- [To do] Write out each line of the listing as it stands, without the images.
>> BEGIN Recorded information
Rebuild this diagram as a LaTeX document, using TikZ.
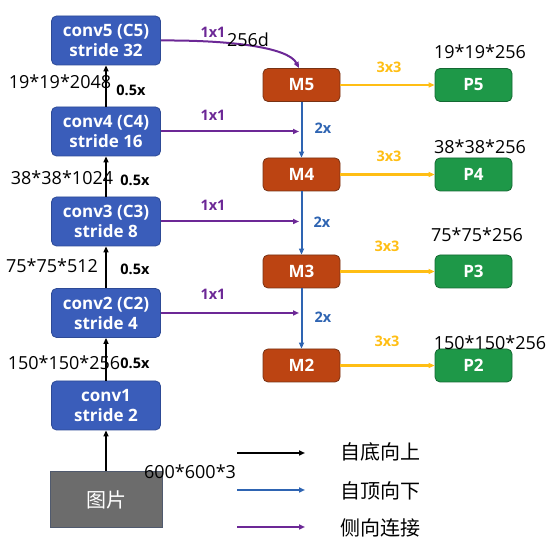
\documentclass[tikz,border=0pt]{standalone}
\usepackage{fontspec}
\setmainfont{Open Sans}
\newfontfamily\cjk{Noto Sans CJK SC}
\usetikzlibrary{arrows.meta}
\definecolor{convblue}{RGB}{58,93,186}
\definecolor{convedge}{RGB}{45,74,150}
\definecolor{mbrown}{RGB}{188,68,18}
\definecolor{medge}{RGB}{120,50,20}
\definecolor{pgreen}{RGB}{30,152,72}
\definecolor{pedge}{RGB}{20,105,50}
\definecolor{imggray}{RGB}{108,108,108}
\definecolor{imgedge}{RGB}{80,90,110}
\definecolor{arrorange}{RGB}{255,190,20}
\definecolor{arrblue}{RGB}{46,100,178}
\definecolor{arrpurple}{RGB}{108,40,150}
\begin{document}
\begin{tikzpicture}[x=1pt,y=-1pt,
  box/.style={rounded corners=5pt, align=center, text=white, inner sep=0pt,
    font=\bfseries\fontsize{17}{20}\selectfont},
  conv/.style={box, fill=convblue, draw=convedge, line width=0.8pt, minimum width=109pt, minimum height=49pt},
  mbox/.style={box, fill=mbrown, draw=medge, line width=0.8pt, minimum width=77pt, minimum height=33pt},
  pbox/.style={box, fill=pgreen, draw=pedge, line width=0.8pt, minimum width=77pt, minimum height=33pt},
  tip/.style={-{Triangle[length=6pt,width=5pt]}},
  uparr/.style={tip, draw=black, line width=2.3pt},
  downarr/.style={tip, draw=arrblue, line width=2pt},
  latarr/.style={tip, draw=arrpurple, line width=2pt},
  outarr/.style={tip, draw=arrorange, line width=2.3pt},
  dim/.style={font=\fontsize{18}{18}\selectfont, text=black, inner sep=0pt},
  small/.style={font=\bfseries\fontsize{14.5}{14.5}\selectfont, inner sep=0pt},
  legtext/.style={font=\cjk\fontsize{20}{20}\selectfont, inner sep=0pt}
]
\useasboundingbox (0,0) rectangle (558,553);

% bottom-up backbone
\node[conv] (c5) at (106,40.5) {conv5 (C5)\\stride 32};
\node[conv] (c4) at (106,131.5) {conv4 (C4)\\stride 16};
\node[conv] (c3) at (106,221.5) {conv3 (C3)\\stride 8};
\node[conv] (c2) at (106,313) {conv2 (C2)\\stride 4};
\node[conv] (c1) at (106,405.5) {conv1\\stride 2};
\node[fill=imggray, draw=imgedge, line width=0.8pt, minimum width=112pt, minimum height=56pt,
      inner sep=0pt, text=white, font=\cjk\fontsize{20}{20}\selectfont] (img) at (106,499.5) {图片};

\draw[uparr] (img) -- (c1);
\draw[uparr] (c1) -- (c2);
\draw[uparr] (c2) -- (c3);
\draw[uparr] (c3) -- (c4);
\draw[uparr] (c4) -- (c5);

% M boxes
\node[mbox] (m5) at (301.5,85) {M5};
\node[mbox] (m4) at (301.5,174.5) {M4};
\node[mbox] (m3) at (301.5,271.5) {M3};
\node[mbox] (m2) at (301.5,365.5) {M2};

% P boxes
\node[pbox] (p5) at (473.5,85) {P5};
\node[pbox] (p4) at (473.5,174.5) {P4};
\node[pbox] (p3) at (473.5,271.5) {P3};
\node[pbox] (p2) at (473.5,365.5) {P2};

% top-down
\draw[downarr] (m5) -- (m4);
\draw[downarr] (m4) -- (m3);
\draw[downarr] (m3) -- (m2);

% outputs
\draw[outarr] (m5) -- (p5);
\draw[outarr] (m4) -- (p4);
\draw[outarr] (m3) -- (p3);
\draw[outarr] (m2) -- (p2);

% lateral
\coordinate (t5) at (299,68);
\coordinate (t4) at (299,131.5);
\coordinate (t3) at (299,221.5);
\coordinate (t2) at (299,313);
\draw[latarr] (c5.east) .. controls (228,40) and (288,47) .. (t5);
\draw[latarr] (c4.east) -- (t4);
\draw[latarr] (c3.east) -- (t3);
\draw[latarr] (c2.east) -- (t2);

% lateral labels
\node[small, text=arrpurple] (l5) at (213,32) {1x1};
\node[small, text=arrpurple] (l4) at (213,115) {1x1};
\node[small, text=arrpurple] (l3) at (213,205) {1x1};
\node[small, text=arrpurple] (l2) at (213,294) {1x1};
\node[dim] (d256) at (248,40) {256d};

% top-down labels
\node[small, text=arrblue] (u5) at (323,128) {2x};
\node[small, text=arrblue] (u4) at (322,222) {2x};
\node[small, text=arrblue] (u3) at (323,317) {2x};

% output labels
\node[small, text=arrorange] (o5) at (389,67) {3x3};
\node[small, text=arrorange] (o4) at (389,156) {3x3};
\node[small, text=arrorange] (o3) at (387,246) {3x3};
\node[small, text=arrorange] (o2) at (387,341) {3x3};

% bottom-up labels
\node[small] (h5) at (131,90) {0.5x};
\node[small] (h4) at (135,180) {0.5x};
\node[small] (h3) at (135,269) {0.5x};
\node[small] (h2) at (135,363) {0.5x};

% dimension labels
\node[dim] (s5) at (60,82) {19*19*2048};
\node[dim] (s4) at (62,178) {38*38*1024};
\node[dim] (s3) at (52,266) {75*75*512};
\node[dim] (s2) at (64,363) {150*150*256};
\node[dim] (s1) at (190,472) {600*600*3};
\node[dim] (q5) at (480,52) {19*19*256};
\node[dim] (q4) at (480,147) {38*38*256};
\node[dim] (q3) at (477,235) {75*75*256};
\node[dim] (q2) at (490,343) {150*150*256};

% legend
\coordinate (a1) at (237,453);
\coordinate (b1) at (305,453);
\coordinate (a2) at (237,490);
\coordinate (b2) at (305,490);
\coordinate (a3) at (237,527);
\coordinate (b3) at (305,527);
\draw[tip, draw=black, line width=2pt] (a1) -- (b1);
\draw[downarr] (a2) -- (b2);
\draw[latarr] (a3) -- (b3);
\node[legtext] (g1) at (380,452) {自底向上};
\node[legtext] (g2) at (380,491) {自顶向下};
\node[legtext] (g3) at (380,528) {侧向连接};
\end{tikzpicture}
\end{document}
>> END Recorded information
- [Solution for this problem]
Rebuild this diagram as a LaTeX document, using TikZ.
\documentclass[tikz,border=0pt]{standalone}
\usepackage{fontspec}
\setmainfont{Open Sans}
\newfontfamily\cjk{Noto Sans CJK SC}
\usetikzlibrary{arrows.meta}
\definecolor{convblue}{RGB}{58,93,186}
\definecolor{convedge}{RGB}{45,74,150}
\definecolor{mbrown}{RGB}{188,68,18}
\definecolor{medge}{RGB}{120,50,20}
\definecolor{pgreen}{RGB}{30,152,72}
\definecolor{pedge}{RGB}{20,105,50}
\definecolor{imggray}{RGB}{108,108,108}
\definecolor{imgedge}{RGB}{80,90,110}
\definecolor{arrorange}{RGB}{255,190,20}
\definecolor{arrblue}{RGB}{46,100,178}
\definecolor{arrpurple}{RGB}{108,40,150}
\begin{document}
\begin{tikzpicture}[x=1pt,y=-1pt,
  box/.style={rounded corners=5pt, align=center, text=white, inner sep=0pt,
    font=\bfseries\fontsize{17}{20}\selectfont},
  conv/.style={box, fill=convblue, draw=convedge, line width=0.8pt, minimum width=109pt, minimum height=49pt},
  mbox/.style={box, fill=mbrown, draw=medge, line width=0.8pt, minimum width=77pt, minimum height=33pt},
  pbox/.style={box, fill=pgreen, draw=pedge, line width=0.8pt, minimum width=77pt, minimum height=33pt},
  tip/.style={-{Triangle[length=6pt,width=5pt]}},
  uparr/.style={tip, draw=black, line width=2.3pt},
  downarr/.style={tip, draw=arrblue, line width=2pt},
  latarr/.style={tip, draw=arrpurple, line width=2pt},
  outarr/.style={tip, draw=arrorange, line width=2.3pt},
  dim/.style={font=\fontsize{18}{18}\selectfont, text=black, inner sep=0pt},
  small/.style={font=\bfseries\fontsize{14.5}{14.5}\selectfont, inner sep=0pt},
  legtext/.style={font=\cjk\fontsize{20}{20}\selectfont, inner sep=0pt}
]
\useasboundingbox (0,0) rectangle (558,553);

% bottom-up backbone
\node[conv] (c5) at (106,40.5) {conv5 (C5)\\stride 32};
\node[conv] (c4) at (106,131.5) {conv4 (C4)\\stride 16};
\node[conv] (c3) at (106,221.5) {conv3 (C3)\\stride 8};
\node[conv] (c2) at (106,313) {conv2 (C2)\\stride 4};
\node[conv] (c1) at (106,405.5) {conv1\\stride 2};
\node[fill=imggray, draw=imgedge, line width=0.8pt, minimum width=112pt, minimum height=56pt,
      inner sep=0pt, text=white, font=\cjk\fontsize{20}{20}\selectfont] (img) at (106,499.5) {图片};

\draw[uparr] (img) -- (c1);
\draw[uparr] (c1) -- (c2);
\draw[uparr] (c2) -- (c3);
\draw[uparr] (c3) -- (c4);
\draw[uparr] (c4) -- (c5);

% M boxes
\node[mbox] (m5) at (301.5,85) {M5};
\node[mbox] (m4) at (301.5,174.5) {M4};
\node[mbox] (m3) at (301.5,271.5) {M3};
\node[mbox] (m2) at (301.5,365.5) {M2};

% P boxes
\node[pbox] (p5) at (473.5,85) {P5};
\node[pbox] (p4) at (473.5,174.5) {P4};
\node[pbox] (p3) at (473.5,271.5) {P3};
\node[pbox] (p2) at (473.5,365.5) {P2};

% top-down
\draw[downarr] (m5) -- (m4);
\draw[downarr] (m4) -- (m3);
\draw[downarr] (m3) -- (m2);

% outputs
\draw[outarr] (m5) -- (p5);
\draw[outarr] (m4) -- (p4);
\draw[outarr] (m3) -- (p3);
\draw[outarr] (m2) -- (p2);

% lateral
\coordinate (t5) at (299,68);
\coordinate (t4) at (299,131.5);
\coordinate (t3) at (299,221.5);
\coordinate (t2) at (299,313);
\draw[latarr] (c5.east) .. controls (228,40) and (288,47) .. (t5);
\draw[latarr] (c4.east) -- (t4);
\draw[latarr] (c3.east) -- (t3);
\draw[latarr] (c2.east) -- (t2);

% lateral labels
\node[small, text=arrpurple] (l5) at (213,32) {1x1};
\node[small, text=arrpurple] (l4) at (213,115) {1x1};
\node[small, text=arrpurple] (l3) at (213,205) {1x1};
\node[small, text=arrpurple] (l2) at (213,294) {1x1};
\node[dim] (d256) at (248,40) {256d};

% top-down labels
\node[small, text=arrblue] (u5) at (323,128) {2x};
\node[small, text=arrblue] (u4) at (322,222) {2x};
\node[small, text=arrblue] (u3) at (323,317) {2x};

% output labels
\node[small, text=arrorange] (o5) at (389,67) {3x3};
\node[small, text=arrorange] (o4) at (389,156) {3x3};
\node[small, text=arrorange] (o3) at (387,246) {3x3};
\node[small, text=arrorange] (o2) at (387,341) {3x3};

% bottom-up labels
\node[small] (h5) at (131,90) {0.5x};
\node[small] (h4) at (135,180) {0.5x};
\node[small] (h3) at (135,269) {0.5x};
\node[small] (h2) at (135,363) {0.5x};

% dimension labels
\node[dim] (s5) at (60,82) {19*19*2048};
\node[dim] (s4) at (62,178) {38*38*1024};
\node[dim] (s3) at (52,266) {75*75*512};
\node[dim] (s2) at (64,363) {150*150*256};
\node[dim] (s1) at (190,472) {600*600*3};
\node[dim] (q5) at (480,52) {19*19*256};
\node[dim] (q4) at (480,147) {38*38*256};
\node[dim] (q3) at (477,235) {75*75*256};
\node[dim] (q2) at (490,343) {150*150*256};

% legend
\coordinate (a1) at (237,453);
\coordinate (b1) at (305,453);
\coordinate (a2) at (237,490);
\coordinate (b2) at (305,490);
\coordinate (a3) at (237,527);
\coordinate (b3) at (305,527);
\draw[tip, draw=black, line width=2pt] (a1) -- (b1);
\draw[downarr] (a2) -- (b2);
\draw[latarr] (a3) -- (b3);
\node[legtext] (g1) at (380,452) {自底向上};
\node[legtext] (g2) at (380,491) {自顶向下};
\node[legtext] (g3) at (380,528) {侧向连接};
\end{tikzpicture}
\end{document}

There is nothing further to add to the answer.